> What is required:
Set the data down again, exactly as it reads, but without the pictures.

> Recorded data:
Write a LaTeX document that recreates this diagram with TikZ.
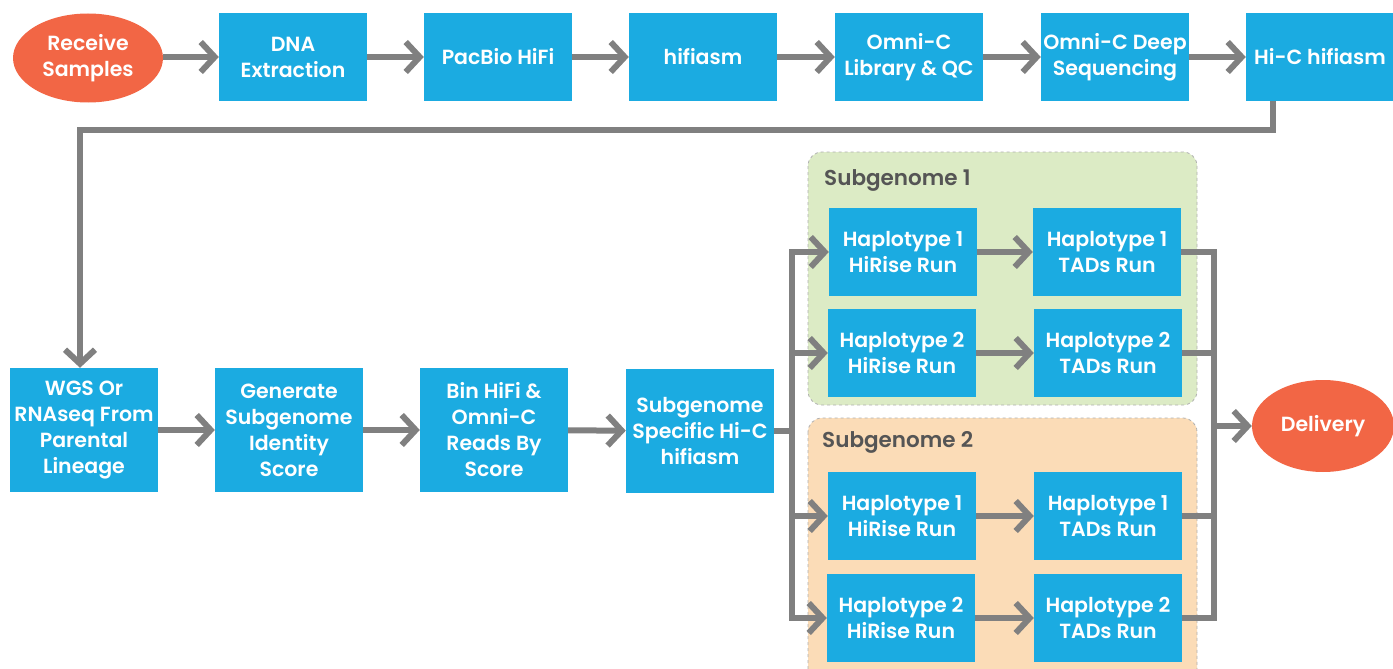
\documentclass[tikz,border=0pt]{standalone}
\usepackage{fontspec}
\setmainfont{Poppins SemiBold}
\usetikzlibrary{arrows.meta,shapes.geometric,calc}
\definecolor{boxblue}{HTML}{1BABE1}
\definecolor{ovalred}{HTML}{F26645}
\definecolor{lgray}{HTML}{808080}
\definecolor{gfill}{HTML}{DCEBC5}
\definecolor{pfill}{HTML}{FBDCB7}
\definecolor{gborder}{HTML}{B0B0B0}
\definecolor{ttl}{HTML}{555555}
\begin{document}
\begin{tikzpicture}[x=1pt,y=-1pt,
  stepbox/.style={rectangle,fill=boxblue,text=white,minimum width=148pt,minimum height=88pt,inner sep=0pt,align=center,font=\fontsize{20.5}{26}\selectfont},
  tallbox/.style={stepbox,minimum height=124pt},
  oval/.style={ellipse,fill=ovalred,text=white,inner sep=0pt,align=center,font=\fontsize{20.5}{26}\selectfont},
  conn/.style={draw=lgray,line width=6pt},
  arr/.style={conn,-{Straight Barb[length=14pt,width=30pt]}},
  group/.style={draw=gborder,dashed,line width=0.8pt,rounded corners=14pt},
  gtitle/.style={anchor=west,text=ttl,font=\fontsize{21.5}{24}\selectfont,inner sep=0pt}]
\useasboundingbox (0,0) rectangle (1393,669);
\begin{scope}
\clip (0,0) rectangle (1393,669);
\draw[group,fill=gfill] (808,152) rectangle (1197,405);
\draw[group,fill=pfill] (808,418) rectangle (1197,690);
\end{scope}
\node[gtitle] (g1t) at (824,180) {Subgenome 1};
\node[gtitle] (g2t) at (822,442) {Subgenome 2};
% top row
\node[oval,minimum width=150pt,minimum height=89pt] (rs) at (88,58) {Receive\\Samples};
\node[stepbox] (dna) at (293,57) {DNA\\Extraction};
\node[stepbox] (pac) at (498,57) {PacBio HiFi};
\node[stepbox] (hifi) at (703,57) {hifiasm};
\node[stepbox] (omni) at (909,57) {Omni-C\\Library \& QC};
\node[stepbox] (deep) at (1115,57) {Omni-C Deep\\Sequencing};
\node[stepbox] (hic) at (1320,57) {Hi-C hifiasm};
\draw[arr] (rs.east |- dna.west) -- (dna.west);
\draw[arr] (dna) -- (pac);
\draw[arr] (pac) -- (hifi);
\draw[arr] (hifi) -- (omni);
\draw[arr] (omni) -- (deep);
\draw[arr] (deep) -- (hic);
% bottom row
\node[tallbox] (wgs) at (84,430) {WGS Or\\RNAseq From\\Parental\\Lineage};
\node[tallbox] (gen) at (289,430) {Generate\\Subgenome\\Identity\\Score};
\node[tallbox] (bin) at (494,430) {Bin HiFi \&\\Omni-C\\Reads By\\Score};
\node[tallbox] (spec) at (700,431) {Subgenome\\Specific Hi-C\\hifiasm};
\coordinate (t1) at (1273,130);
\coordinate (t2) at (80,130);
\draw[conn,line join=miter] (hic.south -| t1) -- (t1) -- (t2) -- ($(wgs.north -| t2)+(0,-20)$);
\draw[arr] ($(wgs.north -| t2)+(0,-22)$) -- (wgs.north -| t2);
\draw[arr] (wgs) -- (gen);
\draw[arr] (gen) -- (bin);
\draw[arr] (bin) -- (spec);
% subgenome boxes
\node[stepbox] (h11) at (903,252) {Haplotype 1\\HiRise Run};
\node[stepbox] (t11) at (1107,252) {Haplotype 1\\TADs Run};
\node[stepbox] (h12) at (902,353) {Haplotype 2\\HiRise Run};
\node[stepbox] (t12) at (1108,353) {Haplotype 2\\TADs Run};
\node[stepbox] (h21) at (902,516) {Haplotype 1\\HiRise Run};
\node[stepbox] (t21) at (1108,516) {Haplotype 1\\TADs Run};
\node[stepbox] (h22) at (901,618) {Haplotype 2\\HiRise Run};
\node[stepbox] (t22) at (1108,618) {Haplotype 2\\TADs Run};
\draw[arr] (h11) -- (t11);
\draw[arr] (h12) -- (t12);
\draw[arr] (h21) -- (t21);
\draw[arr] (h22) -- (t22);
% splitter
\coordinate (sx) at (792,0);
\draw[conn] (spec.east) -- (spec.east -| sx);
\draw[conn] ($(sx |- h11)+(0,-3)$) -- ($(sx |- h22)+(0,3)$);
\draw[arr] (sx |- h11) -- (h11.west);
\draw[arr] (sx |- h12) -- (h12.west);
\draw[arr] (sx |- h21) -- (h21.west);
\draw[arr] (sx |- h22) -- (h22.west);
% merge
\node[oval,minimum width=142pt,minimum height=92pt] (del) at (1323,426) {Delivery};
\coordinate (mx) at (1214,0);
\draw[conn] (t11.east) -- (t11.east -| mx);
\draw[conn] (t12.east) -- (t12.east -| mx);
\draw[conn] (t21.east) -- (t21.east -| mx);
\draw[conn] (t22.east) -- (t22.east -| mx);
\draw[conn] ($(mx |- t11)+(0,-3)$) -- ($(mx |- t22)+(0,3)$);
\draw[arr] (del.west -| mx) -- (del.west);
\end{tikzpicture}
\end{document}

> Right answer:
Write a LaTeX document that recreates this diagram with TikZ.
\documentclass[tikz,border=0pt]{standalone}
\usepackage{fontspec}
\setmainfont{Poppins SemiBold}
\usetikzlibrary{arrows.meta,shapes.geometric,calc}
\definecolor{boxblue}{HTML}{1BABE1}
\definecolor{ovalred}{HTML}{F26645}
\definecolor{lgray}{HTML}{808080}
\definecolor{gfill}{HTML}{DCEBC5}
\definecolor{pfill}{HTML}{FBDCB7}
\definecolor{gborder}{HTML}{B0B0B0}
\definecolor{ttl}{HTML}{555555}
\begin{document}
\begin{tikzpicture}[x=1pt,y=-1pt,
  stepbox/.style={rectangle,fill=boxblue,text=white,minimum width=148pt,minimum height=88pt,inner sep=0pt,align=center,font=\fontsize{20.5}{26}\selectfont},
  tallbox/.style={stepbox,minimum height=124pt},
  oval/.style={ellipse,fill=ovalred,text=white,inner sep=0pt,align=center,font=\fontsize{20.5}{26}\selectfont},
  conn/.style={draw=lgray,line width=6pt},
  arr/.style={conn,-{Straight Barb[length=14pt,width=30pt]}},
  group/.style={draw=gborder,dashed,line width=0.8pt,rounded corners=14pt},
  gtitle/.style={anchor=west,text=ttl,font=\fontsize{21.5}{24}\selectfont,inner sep=0pt}]
\useasboundingbox (0,0) rectangle (1393,669);
\begin{scope}
\clip (0,0) rectangle (1393,669);
\draw[group,fill=gfill] (808,152) rectangle (1197,405);
\draw[group,fill=pfill] (808,418) rectangle (1197,690);
\end{scope}
\node[gtitle] (g1t) at (824,180) {Subgenome 1};
\node[gtitle] (g2t) at (822,442) {Subgenome 2};
% top row
\node[oval,minimum width=150pt,minimum height=89pt] (rs) at (88,58) {Receive\\Samples};
\node[stepbox] (dna) at (293,57) {DNA\\Extraction};
\node[stepbox] (pac) at (498,57) {PacBio HiFi};
\node[stepbox] (hifi) at (703,57) {hifiasm};
\node[stepbox] (omni) at (909,57) {Omni-C\\Library \& QC};
\node[stepbox] (deep) at (1115,57) {Omni-C Deep\\Sequencing};
\node[stepbox] (hic) at (1320,57) {Hi-C hifiasm};
\draw[arr] (rs.east |- dna.west) -- (dna.west);
\draw[arr] (dna) -- (pac);
\draw[arr] (pac) -- (hifi);
\draw[arr] (hifi) -- (omni);
\draw[arr] (omni) -- (deep);
\draw[arr] (deep) -- (hic);
% bottom row
\node[tallbox] (wgs) at (84,430) {WGS Or\\RNAseq From\\Parental\\Lineage};
\node[tallbox] (gen) at (289,430) {Generate\\Subgenome\\Identity\\Score};
\node[tallbox] (bin) at (494,430) {Bin HiFi \&\\Omni-C\\Reads By\\Score};
\node[tallbox] (spec) at (700,431) {Subgenome\\Specific Hi-C\\hifiasm};
\coordinate (t1) at (1273,130);
\coordinate (t2) at (80,130);
\draw[conn,line join=miter] (hic.south -| t1) -- (t1) -- (t2) -- ($(wgs.north -| t2)+(0,-20)$);
\draw[arr] ($(wgs.north -| t2)+(0,-22)$) -- (wgs.north -| t2);
\draw[arr] (wgs) -- (gen);
\draw[arr] (gen) -- (bin);
\draw[arr] (bin) -- (spec);
% subgenome boxes
\node[stepbox] (h11) at (903,252) {Haplotype 1\\HiRise Run};
\node[stepbox] (t11) at (1107,252) {Haplotype 1\\TADs Run};
\node[stepbox] (h12) at (902,353) {Haplotype 2\\HiRise Run};
\node[stepbox] (t12) at (1108,353) {Haplotype 2\\TADs Run};
\node[stepbox] (h21) at (902,516) {Haplotype 1\\HiRise Run};
\node[stepbox] (t21) at (1108,516) {Haplotype 1\\TADs Run};
\node[stepbox] (h22) at (901,618) {Haplotype 2\\HiRise Run};
\node[stepbox] (t22) at (1108,618) {Haplotype 2\\TADs Run};
\draw[arr] (h11) -- (t11);
\draw[arr] (h12) -- (t12);
\draw[arr] (h21) -- (t21);
\draw[arr] (h22) -- (t22);
% splitter
\coordinate (sx) at (792,0);
\draw[conn] (spec.east) -- (spec.east -| sx);
\draw[conn] ($(sx |- h11)+(0,-3)$) -- ($(sx |- h22)+(0,3)$);
\draw[arr] (sx |- h11) -- (h11.west);
\draw[arr] (sx |- h12) -- (h12.west);
\draw[arr] (sx |- h21) -- (h21.west);
\draw[arr] (sx |- h22) -- (h22.west);
% merge
\node[oval,minimum width=142pt,minimum height=92pt] (del) at (1323,426) {Delivery};
\coordinate (mx) at (1214,0);
\draw[conn] (t11.east) -- (t11.east -| mx);
\draw[conn] (t12.east) -- (t12.east -| mx);
\draw[conn] (t21.east) -- (t21.east -| mx);
\draw[conn] (t22.east) -- (t22.east -| mx);
\draw[conn] ($(mx |- t11)+(0,-3)$) -- ($(mx |- t22)+(0,3)$);
\draw[arr] (del.west -| mx) -- (del.west);
\end{tikzpicture}
\end{document}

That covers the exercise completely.